Example; the sum of the digits of the number 377 is 8 because 3+7+7=17, calculating further is to 1+7=8.
An interesting observation is also the fact that the sum of the two previous “sums of digits” of Fibonacci numbers is equal to the sum of the digits of the next Fibonacci number,
e.g. 13+21 or (1+3)+(2+1)=4+3=7
so the sum of the digits of the next number, which is 34 (or 3+4), is 7. Generally, we reduce the sum of the digits of each number to a single-digit value in the range from 1 to 9. As we can see in the figure below.

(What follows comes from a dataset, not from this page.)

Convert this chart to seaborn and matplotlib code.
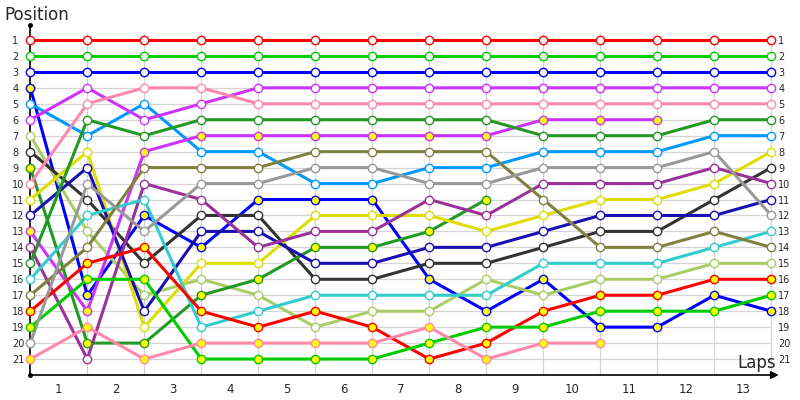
import numpy as np
import pandas as pd
import matplotlib.pyplot as plt
import seaborn as sns

nan = np.nan

# lap 0 = start grid, then laps 1..13
laps = [0, 1, 2, 3, 4, 5, 6, 7, 8, 9, 10, 11, 12, 13]
lap_labels = ["1", "2", "3", "4", "5", "6", "7", "8", "9", "10", "11", "12", "13"]
positions = [1, 2, 3, 4, 5, 6, 7, 8, 9, 10, 11, 12, 13, 14, 15, 16, 17, 18, 19, 20, 21]

# position of each car per lap (nan = retired)
red_a = [1, 1, 1, 1, 1, 1, 1, 1, 1, 1, 1, 1, 1, 1]
green_a = [2, 2, 2, 2, 2, 2, 2, 2, 2, 2, 2, 2, 2, 2]
blue_a = [3, 3, 3, 3, 3, 3, 3, 3, 3, 3, 3, 3, 3, 3]
blue_b = [4, 17, 12, 14, 11, 11, 11, 16, 18, 16, 19, 19, 17, 18]
skyblue = [5, 7, 5, 8, 8, 10, 10, 9, 9, 8, 8, 8, 7, 7]
violet_a = [6, 4, 6, 5, 4, 4, 4, 4, 4, 4, 4, 4, 4, 4]
lightgreen = [7, 13, 17, 16, 17, 19, 18, 18, 16, 17, 16, 16, 15, 15]
darkgray = [8, 11, 15, 12, 12, 16, 16, 15, 15, 14, 13, 13, 11, 9]
forest_b = [9, 20, 20, 17, 16, 14, 14, 13, 11, nan, nan, nan, nan, nan]
pink_a = [10, 5, 4, 4, 5, 5, 5, 5, 5, 5, 5, 5, 5, 5]
yellow_a = [11, 8, 19, 15, 15, 12, 12, 12, 13, 12, 11, 11, 10, 8]
navy = [12, 9, 18, 13, 13, 15, 15, 14, 14, 13, 12, 12, 12, 11]
violet_b = [13, 18, 8, 7, 7, 7, 7, 7, 7, 6, 6, 6, nan, nan]
purple = [14, 21, 10, 11, 14, 13, 13, 11, 12, 10, 10, 10, 9, 10]
forest_a = [15, 6, 7, 6, 6, 6, 6, 6, 6, 7, 7, 7, 6, 6]
turquoise = [16, 12, 11, 19, 18, 17, 17, 17, 17, 15, 15, 15, 14, 13]
olive = [17, 14, 9, 9, 9, 8, 8, 8, 8, 11, 14, 14, 13, 14]
red_b = [18, 15, 14, 18, 19, 18, 19, 21, 20, 18, 17, 17, 16, 16]
green_b = [19, 16, 16, 21, 21, 21, 21, 20, 19, 19, 18, 18, 18, 17]
gray = [20, 10, 13, 10, 10, 9, 9, 10, 10, 9, 9, 9, 8, 12]
pink_b = [21, 19, 21, 20, 20, 20, 20, 19, 21, 20, 20, nan, nan, nan]

W = "white"
Y = "#ffff00"
cars = [
    (red_a, "#ff0000", W), (green_a, "#00cc00", W), (blue_a, "#0000ff", W),
    (blue_b, "#0000ff", Y), (skyblue, "#0099ff", W), (violet_a, "#cc33ff", W),
    (lightgreen, "#aacc66", W), (darkgray, "#333333", W), (forest_b, "#229922", Y),
    (pink_a, "#ff88aa", W), (yellow_a, "#dddd00", W), (navy, "#1a0fb0", W),
    (violet_b, "#cc33ff", Y), (purple, "#993399", W), (forest_a, "#229922", W),
    (turquoise, "#33cccc", W), (olive, "#808040", W), (red_b, "#ff0000", Y),
    (green_b, "#00cc00", Y), (gray, "#999999", W), (pink_b, "#ff88aa", Y),
]

sns.set_style("white")
plt.rcParams['font.family'] = ['DejaVu Sans']

fig = plt.figure(figsize=(8, 4), dpi=100)
ax = fig.add_axes([30.3/800, 25/400, 13.1*57/800, 351/400])
ax.set_xlim(0, 13.1)
ax.set_ylim(22, 0)

# grid
ax.hlines(positions, 0, 13, color="#d4d4d4", lw=0.9, zorder=0)
ax.vlines(laps[1:], 0.55, 22, color="#d4d4d4", lw=0.9, zorder=0)

for vals, col, fill in cars:
    d = pd.DataFrame({"lap": laps, "pos": vals}).dropna()
    sns.lineplot(data=d, x="lap", y="pos", color=col, lw=2.2, ax=ax,
                 legend=False, zorder=2, clip_on=False)
for vals, col, fill in cars:
    d = pd.DataFrame({"lap": laps, "pos": vals}).dropna()
    sns.scatterplot(data=d, x="lap", y="pos", color=fill, edgecolor=col,
                    s=36, linewidth=1.0, ax=ax, legend=False, zorder=3,
                    clip_on=False)

for s in ax.spines.values():
    s.set_visible(False)

# axis lines
ax.plot([0, 0], [0.05, 22], color="black", lw=1.2, clip_on=False, zorder=1)
ax.plot([0], [0.05], "o", color="black", ms=2.5, clip_on=False, zorder=4)
ax.plot([0], [22], "o", color="black", ms=2.5, clip_on=False, zorder=4)
ax.annotate("", xy=(13.13, 22), xytext=(0, 22),
            arrowprops=dict(arrowstyle="-|>", color="black", lw=1.2,
                            mutation_scale=11, shrinkA=0, shrinkB=0),
            annotation_clip=False, zorder=4)

ax.set_xticks([i + 0.5 for i in range(13)], lap_labels, fontsize=8.5)
ax.set_yticks(positions, [str(p) for p in positions], fontsize=7)
ax.tick_params(axis="x", length=0, pad=6)
ax.tick_params(axis="y", length=0, pad=13)
for t in ax.get_yticklabels():
    t.set_horizontalalignment("left")
ax.set_xlabel("")
ax.set_ylabel("")

ax2 = ax.twinx()
ax2.set_ylim(22, 0)
ax2.set_yticks(positions, [str(p) for p in positions], fontsize=7)
ax2.tick_params(axis="y", length=0, pad=1)
for s in ax2.spines.values():
    s.set_visible(False)

fig.text(4/800, 1 - 15/400, "Position", fontsize=12, va="center", ha="left")
fig.text(776/800, 1 - 363/400, "Laps", fontsize=12, va="center", ha="right")

plt.savefig("out.png", dpi=100)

A 24-element repeating sequence of sums of digits in the Fibonacci sequence of numbers (counting from the 1st index (1)) is decomposed in the following order:
1,1,2,3,5,8,4,3,7,1,8, 9,8,8,7,6,4,1,5,6,2,8,1,9.
Prime numbers in the Fibonacci sequence (from 5 positions of its index (5)) always have a sum of digits of 1, 4, 5 or 8.
Therefore, in the Fibonacci sequence (from 5 positions of its index (5)) there are no prime numbers whose sum of digits is 2 and 7 (because numbers with the sum of digits 2 and 7 occur in the Fibonacci sequence on an index with an even value, and we assume that numbers with index other than the index of a prime number (which are odd) in the Fibonacci sequence cannot assume the value of a prime number).
In addition, a prime number in the Fibonacci sequence (from 5 positions of its index (5)) can only be a number whose value of the sum of the digits of the previous number is 1, 3, 6, 8 or 9. This property is very helpful in finding and factoring subsequent prime numbers in the Fibonacci sequence.
More than 20.83% of the numbers in the Fibonacci sequence have a sum of digits equal to 1.
The next 20.83% of the numbers in the Fibonacci sequence have a sum of 8 digits.
After 8.33%, they get the sums of the digits: 2, 3, 4, 5, 6, 7 and 9.
The Fibonacci sequence consists of 66.66% odd numbers and only 33.33% of even numbers.
From the index of the third number in the Fibonacci sequence, every 3 positions are even numbers.
Statistically, there are more prime numbers in the Fibonacci sequence that are in the set 6n-1.